Linéaire car Manoel de Oliveira ne fait pas d’extravagances. Il choisit avec minutie des cadrages précis, majoritairement en plans fixes, agrémentés de quelques travellings. Ces derniers, utilisés pour traverser les pièces, offrent la vision de l’environnement gigantesque dans lequel évolue Alfreda et sa famille - permettant la compréhension de l’état de perdition psychologique dans lequel elle se trouve.
Douloureux parce qu’on assiste à une obsession malheureuse qui se transforme peu à peu en névrose incontrôlable. Alfreda souffre en silence : elle accepte l’affliction qui la détruit. Calme, elle n’a finalement pas besoin de voir apparaître la Sainte Vierge. Elle est transfigurée.
Le miroir magique ne cherche pas à convaincre le public qui doit s’impliquer, venir au film et non l’inverse. La lenteur intrinsèque et la longueur des plans permettent le questionnement intérieur de chacun, de réfléchir sur la place de la croyance dans nos vies. Mais attention, il n’est pas question de religion, mais de foi, d’idéal de vie. Alfreda est une femme exemplaire dans son attachement à aller jusqu’au bout de ses convictions.
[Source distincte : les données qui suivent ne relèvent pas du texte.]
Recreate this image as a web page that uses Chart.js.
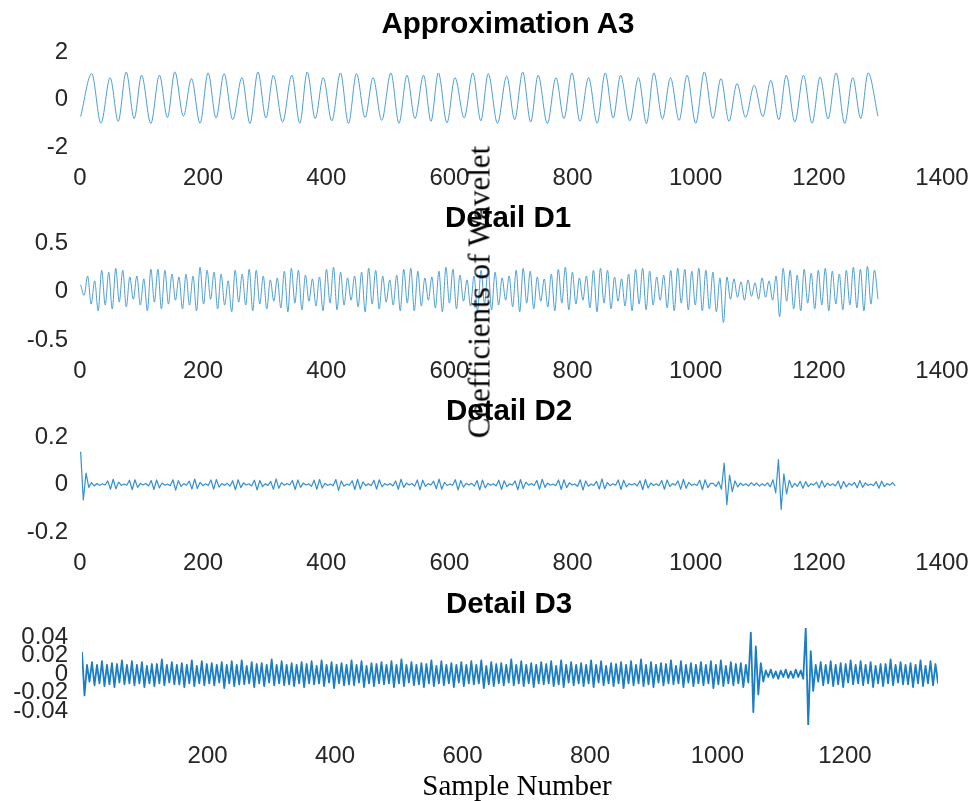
<!DOCTYPE html>
<html>
<head>
<meta charset="utf-8">
<script src="https://cdn.jsdelivr.net/npm/chart.js@4.4.1/dist/chart.umd.min.js"></script>
<style>
html,body{margin:0;padding:0;background:#fff;}
#wrap{position:relative;width:973px;height:801px;overflow:hidden;background:#fff;}
canvas{position:absolute;left:0;}
.title{position:absolute;font-family:"Liberation Sans",Arial,sans-serif;font-weight:bold;font-size:29.5px;line-height:29.5px;color:#000;white-space:nowrap;transform:translateX(-50%);z-index:5;}
.lab{position:absolute;font-family:"Liberation Serif","Times New Roman",serif;color:#000;white-space:nowrap;z-index:6;}
</style>
</head>
<body>
<div id="wrap">
  <canvas id="c0" width="973" height="175"></canvas>
  <canvas id="c1" width="973" height="177"></canvas>
  <canvas id="c2" width="973" height="175"></canvas>
  <canvas id="c3" width="973" height="177"></canvas>
  <div class="title" id="t0"></div>
  <div class="title" id="t1"></div>
  <div class="title" id="t2"></div>
  <div class="title" id="t3"></div>
  <div class="lab" id="ylab" style="font-size:31px;line-height:31px;left:479px;top:292px;transform:translate(-50%,-50%) rotate(-90deg);">Coefficients of Wavelet</div>
  <div class="lab" id="xlab" style="font-size:29px;line-height:29px;left:517px;top:771px;transform:translateX(-50%);">Sample Number</div>
</div>
<script>
// ---------------- DATA ----------------
const panelTitles = ['Approximation A3', 'Detail D1', 'Detail D2', 'Detail D3'];

// Approximation A3: sample positions of the start, each peak/trough, and the end
const a3X = [1,19,34,49,62,75,88,100,115,129,142,154,168,181,195,208,221,234,248,263,276,289,302,314,329,344,357,369,382,395,409,423,436,449,463,476,490,505,518,531,544,558,570,582,596,609,624,638,651,663,678,693,706,719,732,744,759,773,786,799,812,826,840,853,866,878,893,907,920,932,946,959,973,986,1000,1014,1028,1041,1054,1067,1081,1095,1109,1122,1135,1147,1161,1175,1189,1202,1215,1228,1242,1255,1268,1280,1296];
const a3Y = [-0.72,1.09,-1.0,0.92,-0.92,1.16,-0.8,1.02,-1.01,1.02,-0.76,1.16,-0.7,0.88,-1.0,1.12,-0.78,1.09,-0.85,0.92,-1.01,1.16,-0.78,1.02,-0.95,1.02,-1.0,1.16,-0.8,0.92,-0.9,1.12,-1.01,1.09,-0.76,0.92,-0.88,1.12,-1.0,1.02,-0.8,1.02,-0.92,1.12,-0.98,0.92,-0.78,1.12,-0.9,1.09,-1.0,0.98,-0.85,1.16,-0.95,1.02,-1.01,0.92,-0.8,1.12,-0.92,0.92,-1.0,1.12,-0.78,1.02,-0.9,0.92,-1.01,1.12,-0.82,0.92,-0.88,1.02,-1.0,1.16,-0.8,0.88,-0.92,0.67,-0.75,0.60,-0.72,0.81,-0.85,1.02,-0.95,1.02,-1.0,0.95,-0.82,1.12,-1.01,0.92,-0.8,1.12,-0.7];

// Detail D1: successive peaks/troughs (hundredths), evenly spread over samples d1Start..d1End
const d1Start = 1, d1End = 1296;
const d1Hundredths = [7,-4,16,-13,11,-20,22,-14,20,-18,24,-11,22,-16,15,-8,16,-14,13,-20,23,-11,23,-18,22,-13,18,-9,15,-18,18,-14,16,-20,25,-13,22,-8,20,-18,18,-14,11,-21,22,-11,18,-14,23,-20,22,-13,16,-18,
12,-10,14,-17,21,-21,24,-12,22,-19,17,-10,13,-15,15,-20,23,-12,25,-19,20,-14,14,-9,16,-16,20,-21,24,-13,22,-18,16,-11,12,-14,17,-20,23,-12,24,-20,21,-15,14,-9,15,-17,21,-21,25,-12,23,-18,17,-10,12,-15,16,-20,22,-13,24,-19,20,-14,
14,-9,16,-16,22,-21,24,-12,21,-18,15,-10,13,-16,18,-20,23,-12,25,-19,20,-13,14,-9,16,-17,22,-21,24,-12,22,-18,15,-10,13,-15,18,-20,23,-13,24,-19,21,-14,15,-9,17,-17,22,-20,24,-12,23,-19,21,-14,24,-20,22,-18,20,-21,14,-32,15,-8,13,-6,10,-9,12,-5,9,-8,14,-6,11,-9,16,-26,24,-10,22,-18,17,-20,23,-12,19,-18,22,-14,24,-20,21,-13,18,-19,22,-14,25,-17,23,-20,26,-13,22,-8];

// Detail D2: successive values (thousandths), evenly spread over samples d2Start..d2End
const d2Start = 1, d2End = 1324;
const d2Thousandths = [138,-65,48,-12,8,-6,4,-3,
3,-2,15,-20,22,-18,10,-4,2,-3,18,-22,20,-12,5,
-2,4,-6,17,-21,19,-14,6,-3,2,-5,20,-24,16,-8,
4,-3,14,-19,23,-17,9,-5,3,-4,19,-20,21,-11,4,
-3,5,-7,16,-22,20,-13,7,-2,3,-6,18,-23,17,-9,
3,-4,13,-20,24,-16,8,-3,4,-2,17,-21,19,-12,6,
-2,3,-8,18,-20,21,-15,5,-4,2,-5,21,-25,15,-7,
2,-3,16,-21,22,-19,11,-5,3,-5,18,-19,20,-10,4,
-3,4,-6,15,-20,22,-12,6,-2,4,-7,19,-22,18,-8,
4,-2,14,-18,23,-20,9,-4,2,-3,20,-23,17,-11,5,
-2,5,-7,17,-23,19,-14,5,-3,3,-6,18,-21,16,-9,
3,-3,15,-22,21,-17,10,-3,4,-4,17,-20,22,-12,6,
-3,2,-5,19,-21,20,-13,7,-2,2,-8,20,-24,15,-7,
2,-4,13,-19,24,-18,8,-5,3,-3,19,-21,18,-10,4,
-2,4,-6,16,-22,21,-15,6,-4,3,-5,17,-20,19,-8,
4,-3,15,-20,22,-16,9,-4,2,-4,18,-22,20,-13,5,
5,-8,12,-20,90,-85,40,-30,15,-10,6,-4,3,
-6,8,-4,6,-7,3,-5,7,-10,
20,-35,105,-105,45,-40,18,-12,
5,-8,14,-16,12,-9,4,-3,10,-15,16,-11,6,-4,3,-6,15,-18,13,-10,5,-3,9,-14,17,-12,7,-4,2,-5,12,-16,14,-9,4,-3,8,-6];

// Detail D3: successive values (thousandths), evenly spread over samples d3Start..d3End
const d3Start = 3, d3End = 1346;
const d3Thousandths = [24,-23,10,-8,
13,-12,10,-10,14,-13,10,-11, 12,-14,11,-9,15,-11,10,-10, 14,-12,10,-10,13,-14,9,-10, 11,-13,11,-10,16,-12,10,-9,
13,-11,10,-11,12,-14,10,-10, 15,-13,9,-10,14,-12,11,-10, 12,-12,10,-9,13,-15,10,-10, 14,-13,10,-11,15,-11,9,-10,
13,-14,11,-10,12,-13,10,-9, 16,-12,10,-10,14,-12,10,-11, 12,-13,10,-10,13,-14,11,-10, 14,-11,9,-10,15,-13,10,-9,
13,-15,10,-10,12,-12,10,-11, 15,-12,10,-9,14,-14,9,-10, 12,-13,11,-10,13,-11,10,-10, 14,-14,10,-10,16,-13,10,-9,
13,-12,10,-11,12,-14,11,-10, 15,-13,9,-10,14,-12,10,-10, 12,-14,10,-9,13,-13,10,-10, 14,-11,10,-10,15,-15,9,-11,
13,-13,11,-10,12,-12,10,-9, 16,-12,10,-10,14,-13,10,-10, 12,-14,10,-10,13,-11,11,-10, 14,-13,9,-11,15,-14,10,-9,
13,-12,10,-10,12,-13,10,-10, 15,-14,10,-9,14,-12,9,-10, 12,-13,11,-10,13,-15,10,-10, 14,-12,10,-10,16,-13,10,-11,
13,-14,10,-9,12,-12,11,-10, 15,-11,9,-10,14,-14,10,-9, 12,-13,10,-10,13,-12,10,-10, 14,-15,10,-11,15,-13,9,-10,
13,-12,11,-10,12,-14,10,-9,
45,-41,30,-22,12,-8,
4,-3,5,-4,3,-5,4,-3,5,-4,3,-4,5,-3,4,-5,
50,-55,25,-18,10,-8,
13,-12,10,-10,14,-13,10,-11, 12,-14,11,-9,15,-11,10,-10, 14,-12,10,-10,13,-14,9,-10,
11,-13,11,-10,16,-12,10,-9, 13,-11,10,-11,12,-14,10,-10, 15,-13,9,-10,14,-12,11,-10];

// tick labels
const xTicksFull = [0,200,400,600,800,1000,1200,1400];
const d3XTicks = [200,400,600,800,1000,1200];
const a3YTicks = [-2,0,2];
const d1YTicks = [-0.5,0,0.5];
const d2YTicks = [-0.2,0,0.2];
const d3YTicks = [-0.04,-0.02,0,0.02,0.04];

// ---------------- LAYOUT ----------------
const W = 973;
const TITLE_SIZE = 29.5;
const panels = [
  {canvas:'c0', top:52,  bottom:147, left:80, right:942, xmin:0, xmax:1400, ymin:-2,     ymax:2,    xt:xTicksFull, yt:a3YTicks, ypad:12, color:'#4c9ed3', lw:1,   mono:true,  titleX:508, titleBase:33},
  {canvas:'c1', top:243, bottom:340, left:80, right:942, xmin:0, xmax:1400, ymin:-0.5,   ymax:0.5,  xt:xTicksFull, yt:d1YTicks, ypad:12, color:'#4c9ed3', lw:1,   mono:true,  titleX:508, titleBase:227},
  {canvas:'c2', top:437, bottom:532, left:80, right:942, xmin:0, xmax:1400, ymin:-0.2,   ymax:0.2,  xt:xTicksFull, yt:d2YTicks, ypad:12, color:'#3590d0', lw:1.2, mono:false, titleX:509, titleBase:420},
  {canvas:'c3', top:628, bottom:725, left:82, right:938, xmin:3, xmax:1346, ymin:-0.055, ymax:0.05, xt:d3XTicks,   yt:d3YTicks, ypad:14, color:'#1b7dc4', lw:1.8, mono:false, titleX:509, titleBase:613}
];

function spread(vals, start, end, unit) {
  const step = (end - start) / (vals.length - 1);
  return vals.map((v, i) => ({x: start + i * step, y: v * unit}));
}
const series = [
  a3X.map((x, i) => ({x: x, y: a3Y[i]})),
  spread(d1Hundredths, d1Start, d1End, 0.01),
  spread(d2Thousandths, d2Start, d2End, 0.001),
  spread(d3Thousandths, d3Start, d3End, 0.001)
];

const PAD_TOP = 30, XAXIS_H = 50;
const tickFont = {family: '"Liberation Sans", Arial, sans-serif', size: 24};
const tickColor = '#262626';
const fmt = v => String(+Number(v).toFixed(4));

panels.forEach((p, k) => {
  const cv = document.getElementById(p.canvas);
  const h = (p.bottom - p.top) + PAD_TOP + XAXIS_H;
  cv.height = h;
  cv.style.top = (p.top - PAD_TOP) + 'px';
  const t = document.getElementById('t' + k);
  t.textContent = panelTitles[k];
  t.style.left = p.titleX + 'px';
  t.style.top = (p.titleBase - 0.8465 * TITLE_SIZE) + 'px';

  new Chart(cv, {
    type: 'line',
    data: {datasets: [{
      data: series[k],
      borderColor: p.color,
      borderWidth: p.lw,
      borderJoinStyle: 'round',
      pointRadius: 0,
      fill: false,
      tension: 0,
      cubicInterpolationMode: p.mono ? 'monotone' : 'default'
    }]},
    options: {
      responsive: false,
      animation: false,
      events: [],
      devicePixelRatio: 1,
      layout: {padding: {top: PAD_TOP, right: W - p.right, left: 0, bottom: 0}},
      plugins: {legend: {display: false}, tooltip: {enabled: false}, title: {display: false}},
      scales: {
        x: {
          type: 'linear', min: p.xmin, max: p.xmax,
          border: {display: false},
          grid: {display: false, drawTicks: false},
          ticks: {autoSkip: false, maxRotation: 0, padding: 17, font: tickFont, color: tickColor, callback: fmt},
          afterBuildTicks: s => { s.ticks = p.xt.map(v => ({value: v})); },
          afterFit: s => { s.height = XAXIS_H; s.paddingLeft = 0; s.paddingRight = 0; }
        },
        y: {
          type: 'linear', min: p.ymin, max: p.ymax,
          border: {display: false},
          grid: {display: false, drawTicks: false},
          ticks: {autoSkip: false, padding: p.ypad, font: tickFont, color: tickColor, callback: fmt},
          afterBuildTicks: s => { s.ticks = p.yt.map(v => ({value: v})); },
          afterFit: s => { s.width = p.left; s.paddingTop = 0; s.paddingBottom = 0; }
        }
      }
    }
  });
});
</script>
</body>
</html>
L’absolu est son ultime quête. L’ascension progressive de cette femme mène le spectateur à un état réflexif intense et Alfreda est son modèle : libre à nous d’adhérer ou non.
Le film de Manoel de Oliveira est donc une œuvre complexe et profonde qui donne la part belle au spectateur comme acteur. Si l’on ne peut nier l’incroyable retenue des comédiens (clin d’œil particulier à la participation de Michel Piccoli), le regard du spectateur joue une place prépondérante et enrichit le film. On ne sort pas indemne du Miroir magique, mais embelli pour longtemps.